Jonathan Turley, the attorney for the family, explained the appeal.

“This has been an extended and difficult struggle for the Brown family but they have never wavered in their commitment to defending the important principles of religious freedom in this case,” he said, according to the Associated Press. “Utah is a state that was founded by courageous citizens seeking these very protections from government abuse and religious inequality. This lawsuit is true to the original dream of those seeking freedom in Utah.”

But Kacsmaryk suggested that the already well-established constitutional and statutory rights of women and children would stand against the argument for religious freedom in the case.

Brown is legally married to one wife and claims “spiritual marriage” to his other wives. The family now lives in Las Vegas, Nevada. They said they fled their home in Lehi, Utah in 2011 because local authorities opened an investigation after their television show debuted in 2010.

The investigation was closed without charges but the family said they can still face prosecution.

Kacsmaryk served as assistant U.S. Attorney for the Northern District of Texas when it prosecuted polygamists from the Fundamentalist Church of Jesus Christ of Latter-Day Saints, whose claim that they were practicing the free exercise of religion was rejected in court.

He said that constitutional rights “are often balanced against other constitutional rights to achieve something like an Aristotelian ‘golden mean’.”

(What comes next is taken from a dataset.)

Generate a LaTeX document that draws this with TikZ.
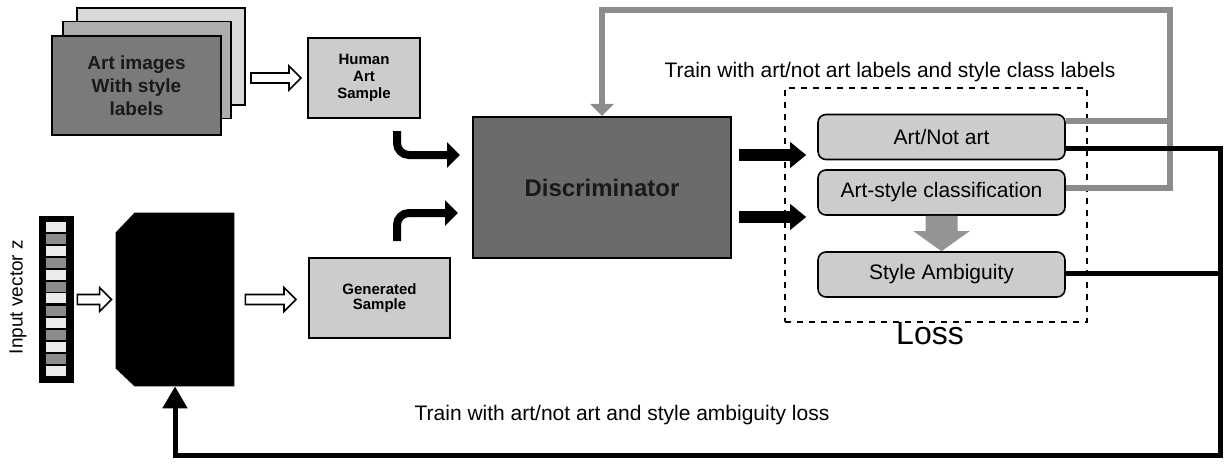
\documentclass[tikz,border=0pt]{standalone}
\usepackage{fontspec}
\setmainfont{Liberation Sans}
\usetikzlibrary{calc,arrows.meta}
\newcommand\hollowarrow[2]{%
  \draw[hollow] let \p1=(#1), \p2=(#2) in
    (\x1,\y1+2.5pt) -- (\x2-6pt,\y1+2.5pt) -- (\x2-6pt,\y1+6pt) -- (\x2,\y1)
    -- (\x2-6pt,\y1-6pt) -- (\x2-6pt,\y1-2.5pt) -- (\x1,\y1-2.5pt) -- cycle;}
\begin{document}
\begin{tikzpicture}[x=0.5pt,y=-0.5pt,
  frame/.style={draw=black, line width=0.9pt, inner sep=0pt, minimum width=84pt, minimum height=48.5pt},
  sbox/.style={draw=black, line width=1pt, fill=black!20, inner sep=0pt, align=center,
    font=\bfseries\fontsize{7.5}{8.5}\selectfont},
  lossbox/.style={draw=black, line width=0.8pt, rounded corners=4pt, fill=black!20, inner sep=0pt,
    minimum width=123.5pt, minimum height=22.5pt, font=\fontsize{10.5}{12}\selectfont},
  hollow/.style={draw=black, line width=0.8pt, fill=white},
  fat/.style={line width=4pt, rounded corners=6pt, -{Triangle[length=6.5pt,width=12.5pt]}},
  fatarrow/.style={line width=6pt, -{Triangle[length=8pt,width=12.5pt]}},
  grayline/.style={draw=black!45, line width=3pt},
  blackline/.style={draw=black, line width=2.5pt},
  cell/.style={fill=black!8, inner sep=0pt, minimum width=10pt, minimum height=5pt},
  lbl/.style={font=\fontsize{10.5}{12}\selectfont, inner sep=0pt}
]
\useasboundingbox (0,0) rectangle (1224,465);

% stacked art images
\node[frame, fill=black!15] (back) at (161,56.5) {};
\node[frame, fill=black!32] (mid) at (147,70) {};
\node[frame, fill=black!52, minimum width=84.5pt, minimum height=49.5pt, align=center,
  font=\bfseries\fontsize{9.5}{11.5}\selectfont, text=black!90] (front) at (136.5,85.5)
  {Art images\\With style\\labels};

% human art sample
\node[sbox, minimum width=56pt, minimum height=40pt] (hum) at (364,78) {Human\\Art\\Sample};
\coordinate (h1s) at ($(hum.west)+(-56,0)$);
\coordinate (h1e) at ($(hum.west)+(-6,0)$);
\hollowarrow{h1s}{h1e}

% input vector
\node[fill=black, inner sep=0pt, minimum width=17.5pt, minimum height=83.5pt] (vec) at (56.5,299.5) {};
\foreach \yy in {239,263,286.5,310.5,335,359}
  \fill[black!45] (46,\yy-5) rectangle (66,\yy+5);
\foreach \yy [count=\i] in {227,251,275,298,323,347,371}
  \node[cell] (c\i) at (56,\yy) {};
\node[lbl, rotate=90, font=\fontsize{9.5}{11}\selectfont] (vecLbl) at (18,297) {Input vector z};

% generator
\node[inner sep=0pt, minimum width=59pt, minimum height=86.5pt] (gen) at (175,299.5) {};
\fill[black] (gen.north east) -- (gen.south east) -- ($(gen.south west)+(19,0)$)
  -- ($(gen.south west)+(0,-18)$) -- ($(gen.north west)+(0,20)$)
  -- ($(gen.north west)+(19,0)$) -- cycle;
\hollowarrow{$(vec.east)+(3,0)$}{$(gen.west)+(-4,0)$}

% generated sample
\node[sbox, minimum width=70.5pt, minimum height=40pt, font=\bfseries\fontsize{7.5}{7.5}\selectfont]
  (gensamp) at (379.5,298) {Generated\\Sample};
\hollowarrow{$(gen.east)+(11,0)$}{$(gensamp.west)+(-12,0)$}

% discriminator
\node[draw=black, line width=1pt, fill=black!58, inner sep=0pt, minimum width=129pt, minimum height=70.5pt,
  font=\bfseries\fontsize{12}{14}\selectfont, text=black!90] (disc) at (602,187.5) {Discriminator};

% bent arrows into discriminator
\coordinate (b1s) at ($(hum.south)+(33,12)$);
\draw[fat] (b1s) |- ($(disc.west)+(-12,-32.5)$);
\coordinate (b2s) at ($(gensamp.north)+(17.5,-16)$);
\draw[fat] (b2s) |- ($(disc.west)+(-14,25.5)$);

% loss group
\node[draw=black, dashed, line width=0.8pt, inner sep=0pt, minimum width=151pt, minimum height=117pt] (loss) at (936,205) {};
\node[font=\fontsize{16}{18}\selectfont, inner sep=0pt] (lossLbl) at (930,334) {Loss};
\node[lossbox] (an) at (941.5,137) {Art/Not art};
\node[lossbox] (asc) at (941.5,192.5) {Art-style classification};
\node[lossbox] (sa) at (941.5,274.5) {Style Ambiguity};

% grey arrow art-style -> style ambiguity
\fill[black!42] let \p1=(asc.south), \p2=(sa.north) in
  (\x1-8pt,\y1) -- (\x1+8pt,\y1) -- (\x1+8pt,\y2+10pt) -- (\x1+14pt,\y2+10pt)
  -- (\x1,\y2) -- (\x1-14pt,\y2+10pt) -- (\x1-8pt,\y2+10pt) -- cycle;

% arrows discriminator -> loss
\draw[fatarrow] ($(disc.east)+(7,-32.5)$) -- ($(an.west)+(-11,18)$);
\draw[fatarrow] ($(disc.east)+(7,29.5)$) -- ($(asc.west)+(-11,24.5)$);

% labels
\node[lbl] (lblTop) at (890,72) {Train with art/not art labels and style class labels};
\node[lbl] (lblBot) at (622,415) {Train with art/not art and style ambiguity loss};

% grey feedback to discriminator
\coordinate (gr) at (1170,10);
\draw[grayline] ($(an.north east)+(0,7)$) coordinate (g1) -- (g1 -| gr);
\draw[grayline, -{Triangle[length=6pt,width=11.5pt]}] ($(asc.east)+(0,-5)$) -| (gr) -| (disc.north);

% black feedback to generator
\coordinate (br) at (1220,455);
\draw[blackline, -{Triangle[length=11pt,width=12pt]}] ($(an.south east)+(0,-12)$) -| (br) -| (gen.south);
\draw[blackline] ($(sa.east)+(0,-1.5)$) coordinate (k2) -- (k2 -| br);
\end{tikzpicture}
\end{document}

Kacsmaryk said it is unsurprising that the plaintiffs would invoke arguments made in recent Supreme Court precedents mandating that all states recognize “gay marriage” and strike down morals legislation on the grounds of “radical self-definition” and self-actualization.

In his view, the court has never explained an adequate principle limiting its standard of consenting adults to simply two people.

At the same time, the Brown plaintiffs cannot make any constitutional arguments unless the Supreme Court agrees to hear their case.

The Church of Jesus Christ of Latter-day Saints, colloquially known as Mormons, renounced the practice of polygamy in 1890, though splinter groups still practice plural marriage. U.S. anti-polygamy laws have been upheld in several Supreme Court decisions.